My fourth observation is that (many) students like algorithms. Sometimes advocates of discovery learning, like me, tend to discount the value of teaching algorithmic skill. Perhaps it is because it seems like that is all some people do in math class. But the fact is that human begins have a built in capacity to learn algorithms and there is a certain pleasure in carrying out a set of steps that lead to a correct solution. There doesn't always need to be context or curiosity. The same could be said for slightly complex problems. After students learn an algorithm or a concept, many of them are capable of and even enjoy applying the new concept to a variety of problems, even if those problems have no connection to anything else they have ever done.

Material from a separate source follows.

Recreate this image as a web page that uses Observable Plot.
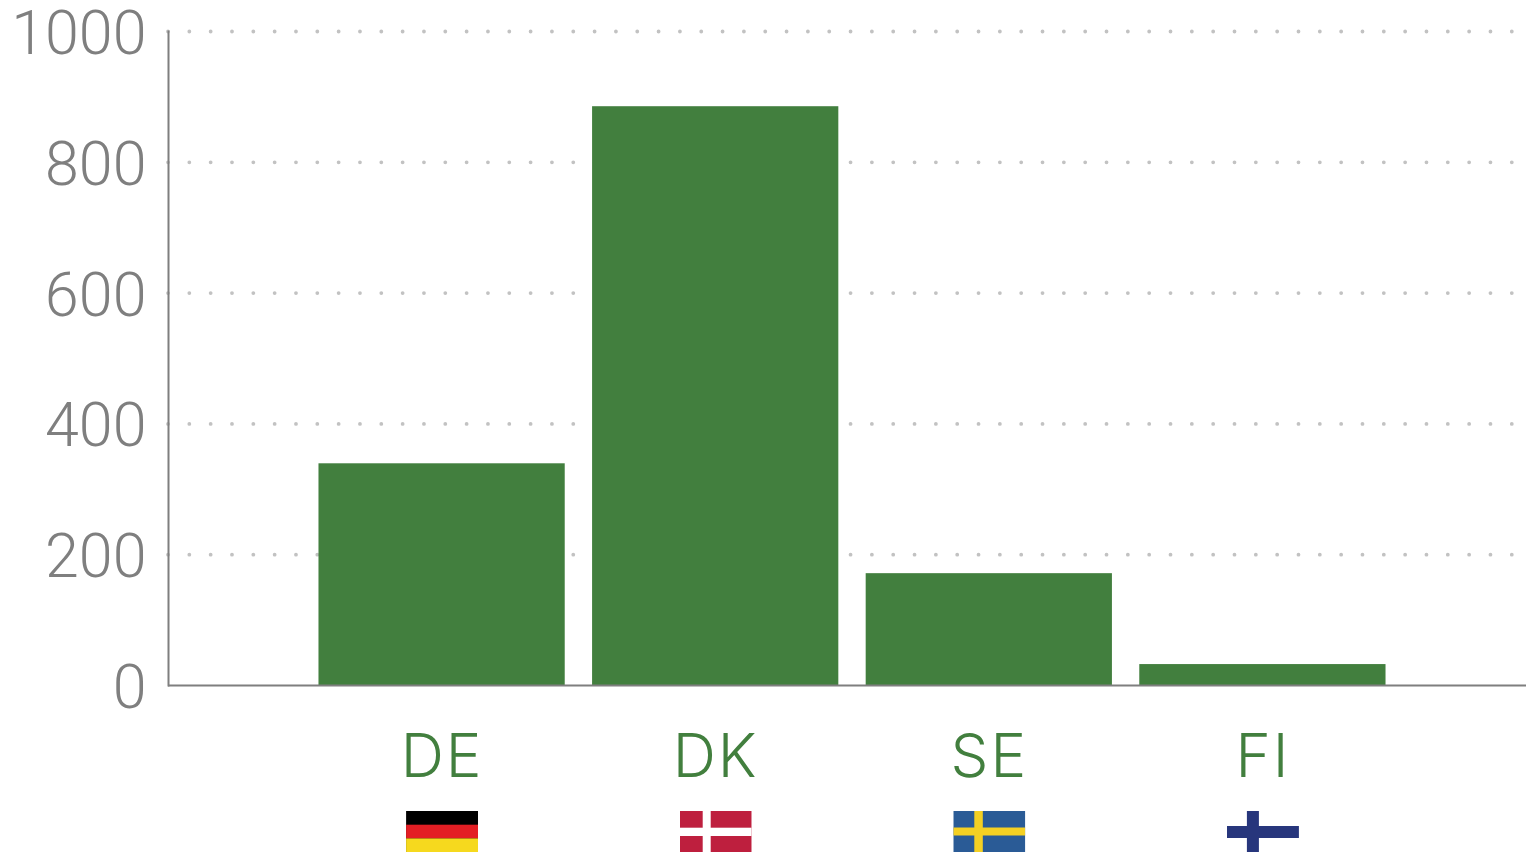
<!DOCTYPE html>
<html>
<head>
<meta charset="utf-8">
<style>html,body{margin:0;padding:0;background:#fff}svg{display:block}
g[aria-label="x-axis tick label"]{letter-spacing:2px}</style>
<script src="https://cdn.jsdelivr.net/npm/d3@7"></script>
<script src="https://cdn.jsdelivr.net/npm/@observablehq/plot@0.6"></script>
</head>
<body>
<div id="chart"></div>
<script>
const countries = ["DE", "DK", "SE", "FI"];
const values = [339, 885, 171, 32];
const yTicks = [0, 200, 400, 600, 800, 1000];
const gridTicks = [200, 400, 600, 800, 1000];

const flagSvgs = {
  DE: `<rect width="72" height="41" fill="#000"/><rect y="13.7" width="72" height="13.7" fill="#e31e24"/><rect y="27.4" width="72" height="13.6" fill="#f6d91e"/>`,
  DK: `<rect width="72" height="41" fill="#be1f3e"/><rect x="23" width="8" height="41" fill="#fff"/><rect y="16.7" width="72" height="8.3" fill="#fff"/>`,
  SE: `<rect width="72" height="41" fill="#2a5b96"/><rect x="21" width="8.5" height="41" fill="#f4d023"/><rect y="16.5" width="72" height="8" fill="#f4d023"/>`,
  FI: `<rect x="20" width="12" height="41" fill="#27367c"/><rect y="15" width="72" height="12" fill="#27367c"/>`
};
const flagUri = (c) => "data:image/svg+xml;utf8," + encodeURIComponent(
  `<svg xmlns="http://www.w3.org/2000/svg" width="72" height="41" viewBox="0 0 72 41">${flagSvgs[c]}</svg>`);

const rows = countries.map((c, i) => ({country: c, value: values[i], flag: flagUri(c)}));

const green = "#427f3e", gray = "#7f7f7f";

const plot = Plot.plot({
  width: 1526,
  height: 853,
  marginTop: 31,
  marginBottom: 168,
  marginLeft: 168,
  marginRight: -10,
  style: {fontFamily: "Inter, Roboto, sans-serif", fontWeight: 300, background: "#fff"},
  x: {domain: countries, paddingInner: 0.1, paddingOuter: 0.55, align: 0.5, round: false, label: null},
  y: {domain: [0, 1000], label: null},
  marks: [
    Plot.gridY(gridTicks, {stroke: "#c2c2c2", strokeOpacity: 1, strokeWidth: 3.8, strokeLinecap: "round", strokeDasharray: "0 21.33"}),
    Plot.barY(rows, {x: "country", y: "value", fill: green}),
    Plot.axisY({ticks: yTicks, tickFormat: (d) => String(d), tickSize: 0, tickPadding: 22, fontSize: 61, fontFamily: "Roboto, sans-serif", color: gray, label: null, dy: 3, fontWeight: 300}),
    Plot.axisX({tickSize: 0, tickPadding: 49, fontSize: 60, color: green, label: null, fontWeight: 300}),
    Plot.frame({anchor: "left", stroke: gray, strokeWidth: 2}),
    Plot.ruleY([0], {stroke: gray, strokeWidth: 2}),
    Plot.image(rows, {x: "country", y: () => 0, src: "flag", width: 72, height: 41, dy: 146, preserveAspectRatio: "none"})
  ]
});
document.getElementById("chart").append(plot);
</script>
</body>
</html>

My final observation is that students can solve a lot of math problems without abstraction if the problem is connected to some aspect of their intuition. One problem my students were working on recently involved two equations with three variables each. The problem asked the students to find the value of "x + y", which could easily be done by subtracting one from the other. A few students saw this immediately, but a few were stumped. One time I asked a few students who in my room for help the following question: "Suppose you and a friend go into a restaurant with no prices listed. You order a burger, two fries and two drinks. The cost is $7. Your friend orders a burger three fries and three drinks. The cost is $11. How much would it be for one fry and one drink?" The answer came pretty quick. There are a number of studies on this topic, and
a famous scene from The Wire is a good illustration of the same concept. A lot of the math we do is pretty intuitive, if we could only harness the power of our intuition. It is the process of abstraction that gets in the way.
Ok, I have written and rewritten this a few times and I can't seem to get my thoughts organized. So I am just going to post this much and continue later.